The Indian Space Research Organization last year short listed a gravity-mapping
nanosatellite for inclusion on its Chandrayaan-1
lunar orbiter mission.
Andy
Phipps, a senior engineer at the British small satellite company Surrey
Satellite Technology Ltd., said his team recently completed a so-called
technology reference study funded by the European Space Agency to identify the
technologies and design philosophy needed for the proposed Venus mission.
Phipps said
his team spent 18 months and several hundred-thousand Euros developing a
mission concept featuring two orbiters packed with miniaturized instruments and
a tiny aerobot that would be
dropped into Venus’ corrosive atmosphere.
The aerobot, consisting of an instrument-laden gondola
suspended from a balloon, would add about 90 kilograms of mass to one of the
orbiters, a data relay satellite that would be placed in a highly elliptical
orbit around Venus. The aerobot would be dropped into
Venus’ atmosphere where it would float at an altitude of 55 kilometers,
circumnavigating the planet several times during its projected 15- to 22-day
mission.
The other
orbiter would be packed with miniaturized instruments and would circle the
planet at a lower altitude, imaging the planet and making scientific
measurements.
The
proposed orbiters themselves would be relatively small for interplanetary
spacecraft, weighing several hundred kilograms apiece. NASA’s Mars
Reconnaissance Orbiter, in contrast, will weigh nearly 2,200 kilograms at
launch and require an Atlas 5 rocket to reach orbit.
The two
satellites and the inflatable robotic stowaway would launch on a single
Russian-built Soyuz rocket equipped with an upper stage.
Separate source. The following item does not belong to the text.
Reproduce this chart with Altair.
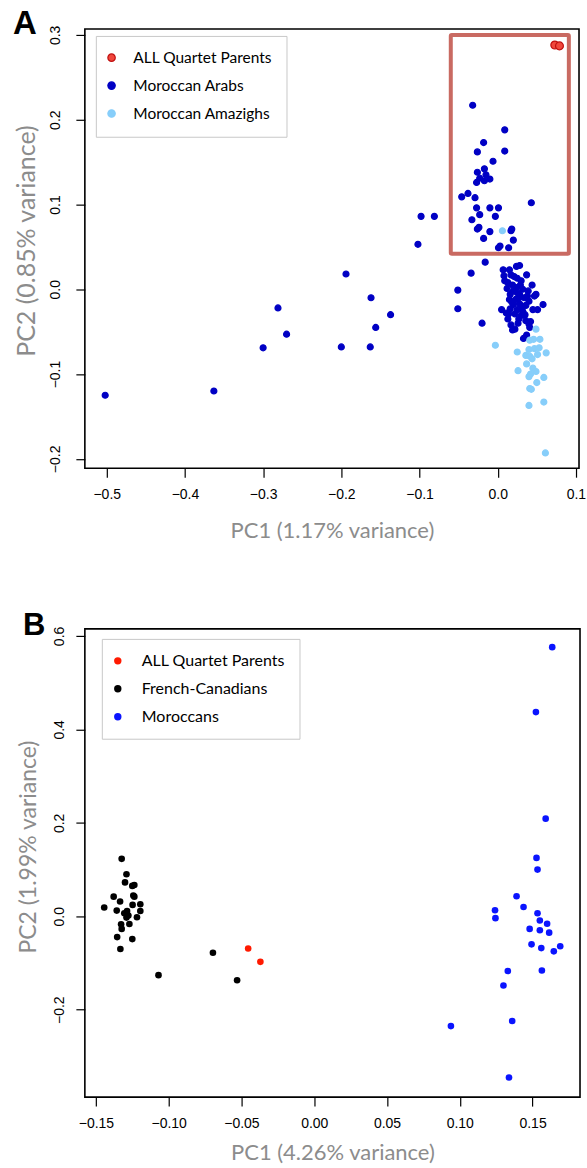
import altair as alt
import pandas as pd

# ---------------- Panel A: Moroccan sub-populations ----------------
a_arab_x = [-0.502, -0.363, -0.300, -0.281, -0.270, -0.200, -0.194, -0.163, -0.162, -0.156,
            -0.137, -0.102, -0.098, -0.081, -0.051, -0.051,
            -0.032, 0.009, -0.018, -0.026, 0.009, -0.006, -0.026, -0.017, -0.015, -0.023,
            -0.010, -0.027, -0.017, -0.046, -0.038, -0.029, 0.043, -0.027, -0.010, 0.001,
            -0.023, -0.003, -0.033, -0.026, -0.024, -0.010, 0.017, 0.018, -0.018, 0.020,
            0.001, 0.003, 0.014,
            -0.016, -0.034, -0.020, 0.005,
            0.007, 0.015, 0.024, 0.028, 0.037, 0.008, 0.017, 0.025, 0.013, 0.019, 0.044,
            0.012, 0.024, 0.032, 0.039, 0.049, 0.016, 0.028, 0.015, 0.023, 0.034, 0.040,
            0.020, 0.028, 0.036, 0.058, 0.016, 0.025, 0.032, 0.045, 0.051, 0.022, 0.030,
            0.013, 0.027, 0.036, 0.042, 0.017, 0.019, 0.041, 0.037, 0.033, 0.009, 0.030,
            0.047, 0.011, 0.025, 0.022, 0.040, 0.020, 0.027, 0.031, 0.018, 0.035, 0.026,
            0.021, 0.029, 0.014, 0.038]
a_arab_y = [-0.125, -0.120, -0.069, -0.022, -0.053, -0.068, 0.018, -0.068, -0.010, -0.045,
            -0.030, 0.053, 0.086, 0.086, -0.001, -0.023,
            0.217, 0.188, 0.173, 0.162, 0.163, 0.151, 0.138, 0.142, 0.135, 0.131,
            0.130, 0.126, 0.128, 0.109, 0.113, 0.108, 0.102, 0.096, 0.096, 0.096,
            0.088, 0.086, 0.082, 0.071, 0.073, 0.068, 0.069, 0.071, 0.060, 0.058,
            0.049, 0.051, 0.049,
            0.032, 0.019, -0.040, -0.024,
            0.023, 0.023, 0.027, 0.028, 0.017, 0.016, 0.017, 0.013, 0.008, 0.005, 0.005,
            0.001, 0.002, 0.000, -0.002, -0.006, -0.006, -0.006, -0.012, -0.012, -0.010, -0.014,
            -0.018, -0.017, -0.019, -0.018, -0.023, -0.024, -0.026, -0.024, -0.024, -0.029, -0.031,
            -0.035, -0.035, -0.037, -0.038, -0.042, -0.048, -0.045, -0.054, -0.058, 0.010, 0.010,
            -0.008, -0.028, -0.004, -0.047, -0.041, -0.002, -0.010, -0.020, -0.015, -0.030, -0.040,
            0.015, 0.005, -0.029, -0.008]

a_amazigh_x = [0.006, -0.003, 0.049, 0.046, 0.054, 0.041, 0.047, 0.053, 0.040, 0.025,
               0.062, 0.051, 0.036, 0.041, 0.044, 0.037, 0.045, 0.049, 0.026, 0.042,
               0.040, 0.059, 0.050, 0.041, 0.043, 0.059, 0.040, 0.061]
a_amazigh_y = [0.069, -0.066, -0.047, -0.059, -0.059, -0.060, -0.070, -0.069, -0.071, -0.074,
               -0.075, -0.077, -0.078, -0.079, -0.082, -0.088, -0.093, -0.097, -0.096, -0.100,
               -0.103, -0.104, -0.110, -0.117, -0.118, -0.133, -0.137, -0.193]

a_parent_x = [0.073, 0.079]
a_parent_y = [0.288, 0.287]

# highlighted region around the quartet parents
a_box_x = [-0.060]
a_box_x2 = [0.091]
a_box_y = [0.042]
a_box_y2 = [0.300]

# ---------------- Panel B: French-Canadians vs Moroccans ----------------
b_fc_x = [-0.1323, -0.129, -0.130, -0.125, -0.1236, -0.1378, -0.1243, -0.1236, -0.1334, -0.1443,
          -0.1248, -0.1195, -0.1357, -0.1286, -0.1305, -0.1195, -0.1277, -0.129, -0.1218, -0.127,
          -0.1327, -0.1323, -0.1354, -0.125, -0.1332, -0.107, -0.0696, -0.053]
b_fc_y = [0.123, 0.090, 0.0725, 0.065, 0.067, 0.042, 0.0445, 0.042, 0.0316, 0.0187,
          0.0243, 0.0258, 0.0122, 0.0114, 0.0065, 0.0114, 0.0015, -0.0028, -0.002, -0.0165,
          -0.0172, -0.027, -0.0445, -0.0488, -0.070, -0.126, -0.078, -0.137]

b_mor_x = [0.1635, 0.1523, 0.159, 0.1527, 0.1534, 0.139, 0.1242, 0.1245, 0.1438, 0.1534,
           0.155, 0.160, 0.148, 0.155, 0.1614, 0.1493, 0.156, 0.169, 0.1646, 0.133,
           0.1564, 0.130, 0.136, 0.0939, 0.1338]
b_mor_y = [0.576, 0.437, 0.209, 0.125, 0.100, 0.043, 0.013, -0.004, 0.020, 0.0065,
           -0.009, -0.016, -0.027, -0.030, -0.035, -0.060, -0.068, -0.064, -0.075, -0.117,
           -0.116, -0.148, -0.224, -0.235, -0.345]

b_parent_x = [-0.0454, -0.037]
b_parent_y = [-0.0688, -0.0975]

A_GROUPS = ["ALL Quartet Parents", "Moroccan Arabs", "Moroccan Amazighs"]
A_FILL = ["#f0473c", "#0000c4", "#87cefa"]
A_STROKE = ["#c01010", "#0000c4", "#87cefa"]
B_GROUPS = ["ALL Quartet Parents", "French-Canadians", "Moroccans"]
B_FILL = ["#ff1a00", "#000000", "#0a14ff"]


def frame(xs, ys, group):
    return pd.DataFrame({"pc1": xs, "pc2": ys, "group": group})


df_a = pd.concat([
    frame(a_arab_x, a_arab_y, "Moroccan Arabs"),
    frame(a_amazigh_x, a_amazigh_y, "Moroccan Amazighs"),
    frame(a_parent_x, a_parent_y, "ALL Quartet Parents"),
], ignore_index=True)
df_a["order"] = range(len(df_a))

df_b = pd.concat([
    frame(b_fc_x, b_fc_y, "French-Canadians"),
    frame(b_mor_x, b_mor_y, "Moroccans"),
    frame(b_parent_x, b_parent_y, "ALL Quartet Parents"),
], ignore_index=True)
df_b["order"] = range(len(df_b))

LABEL_FONT = "Liberation Sans"
TITLE_FONT = "Lato"
TITLE_COLOR = "#8c8c8c"


def x_axis(title, values, fmt, title_pad):
    return alt.Axis(title=title, values=values, format=fmt, domain=False, grid=False,
                    ticks=True, tickSize=9, tickColor="#000", tickWidth=1.2,
                    labelFont=LABEL_FONT, labelFontSize=14, labelColor="#000",
                    labelPadding=10, labelFlush=False, labelOverlap=False,
                    titleFont=TITLE_FONT, titleFontSize=22, titleFontWeight="normal",
                    titleColor=TITLE_COLOR, titlePadding=title_pad)


def y_axis(title, values, fmt, label_pad, title_size, title_pad, title_y):
    return alt.Axis(title=title, values=values, format=fmt, domain=False, grid=False,
                    ticks=True, tickSize=9, tickColor="#000", tickWidth=1.2,
                    labelFont=LABEL_FONT, labelFontSize=14, labelColor="#000",
                    labelAngle=-90, labelAlign="center", labelBaseline="bottom",
                    labelPadding=label_pad, labelFlush=False, labelOverlap=False,
                    titleFont=TITLE_FONT, titleFontSize=title_size, titleFontWeight="normal",
                    titleColor=TITLE_COLOR, titlePadding=title_pad, titleY=title_y)


def legend(x, y, font_size, label_offset, row_pad, label_expr=None):
    kw = dict(title=None, orient="none", legendX=x, legendY=y,
              strokeColor="#c8c8c8", fillColor="#ffffff", padding=14,
              labelFont=TITLE_FONT, labelFontSize=font_size, labelColor="#000",
              labelOffset=label_offset, rowPadding=row_pad, symbolSize=55,
              symbolOffset=-6, symbolStrokeWidth=1.2)
    if label_expr is not None:
        kw["labelExpr"] = label_expr
    return alt.Legend(**kw)


# ---- panel A ----
xa = alt.X("pc1:Q", scale=alt.Scale(domain=[-0.528, 0.104], nice=False, zero=False),
           axis=x_axis("PC1 (1.17% variance)", [-0.5, -0.4, -0.3, -0.2, -0.1, 0.0, 0.1], ".1f", 19))
ya = alt.Y("pc2:Q", scale=alt.Scale(domain=[-0.211, 0.307], nice=False, zero=False),
           axis=y_axis("PC2 (0.85% variance)", [-0.2, -0.1, 0.0, 0.1, 0.2, 0.3], ".1f", 13, 25, 9, 212))

# trailing no-break spaces only widen the framed legend box
leg_a = legend(11, 7, 15.5, 14, 11, label_expr="datum.label + '\u00a0\u00a0\u00a0'")
points_a = alt.Chart(df_a).mark_point(filled=True, opacity=1, strokeWidth=1.2).encode(
    x=xa, y=ya,
    fill=alt.Fill("group:N", scale=alt.Scale(domain=A_GROUPS, range=A_FILL), legend=leg_a),
    stroke=alt.Stroke("group:N", scale=alt.Scale(domain=A_GROUPS, range=A_STROKE), legend=leg_a),
    size=alt.condition(alt.datum.group == "ALL Quartet Parents", alt.value(62), alt.value(36)),
    order="order:Q",
)

box_a = alt.Chart(pd.DataFrame({"x": a_box_x, "x2": a_box_x2, "y": a_box_y, "y2": a_box_y2})).mark_rect(
    filled=False, stroke="#c96a62", strokeWidth=4, cornerRadius=1
).encode(x="x:Q", x2="x2:Q", y="y:Q", y2="y2:Q")

letter_a = alt.Chart(pd.DataFrame({"t": ["A"]})).mark_text(
    font=LABEL_FONT, fontSize=33, fontWeight="bold", align="left", baseline="alphabetic", color="#000"
).encode(text="t:N", x=alt.value(-72), y=alt.value(5))

panel_a = alt.layer(box_a, points_a, letter_a).properties(width=495, height=440)

# ---- panel B ----
xb = alt.X("pc1:Q", scale=alt.Scale(domain=[-0.1576, 0.1826], nice=False, zero=False),
           axis=x_axis("PC1 (4.26% variance)", [-0.15, -0.10, -0.05, 0.0, 0.05, 0.10, 0.15], ".2f", 12))
yb = alt.Y("pc2:Q", scale=alt.Scale(domain=[-0.387, 0.615], nice=False, zero=False),
           axis=y_axis("PC2 (1.99% variance)", [-0.2, 0.0, 0.2, 0.4, 0.6], ".1f", 9, 23, 12, 218))

points_b = alt.Chart(df_b).mark_circle(opacity=1, size=44).encode(
    x=xb, y=yb,
    color=alt.Color("group:N", scale=alt.Scale(domain=B_GROUPS, range=B_FILL),
                    legend=legend(17, 10, 16, 16, 12)),
    order="order:Q",
)

letter_b = alt.Chart(pd.DataFrame({"t": ["B"]})).mark_text(
    font=LABEL_FONT, fontSize=31, fontWeight="bold", align="left", baseline="alphabetic", color="#000"
).encode(text="t:N", x=alt.value(-62), y=alt.value(6))

panel_b = alt.layer(points_b, letter_b).properties(width=496, height=469)

chart = alt.vconcat(panel_a, panel_b, spacing=67).resolve_scale(
    fill="independent", stroke="independent", color="independent"
).resolve_legend(
    fill="independent", stroke="independent", color="independent"
).configure_view(
    stroke="#000", strokeWidth=1.6
).properties(padding={"left": 12, "top": 6, "right": 0, "bottom": 0}, background="#ffffff")

chart.save("out.html", embed_options={"renderer": "svg", "actions": False})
The total projectedmission cost, Phipps said, is several hundred-million dollars, or about
one-tenth of what the U.S.
and Europe spent on the Cassini-Huygens
mission to Saturn.
The
proposed Venus Entry Probe mission is only one of a half-dozen mission ideas
the European Space Agency is considering as it looks ahead to the 2015-2025
timeframe to try to understand what technologies it should be investing in now.
Phipps said
the technology needs of the Venus Entry Probe mission are considerable and
include: highly protective cover glass to shield imaging instruments from acid
rain; steerable planar array antennas to increase data
return from the aerobot; higher efficiency solar
cells; low-mass structural components that can withstand the planet’s corrosive
environment; and lightweight thermal protection system for the aerobot’s entry vehicle.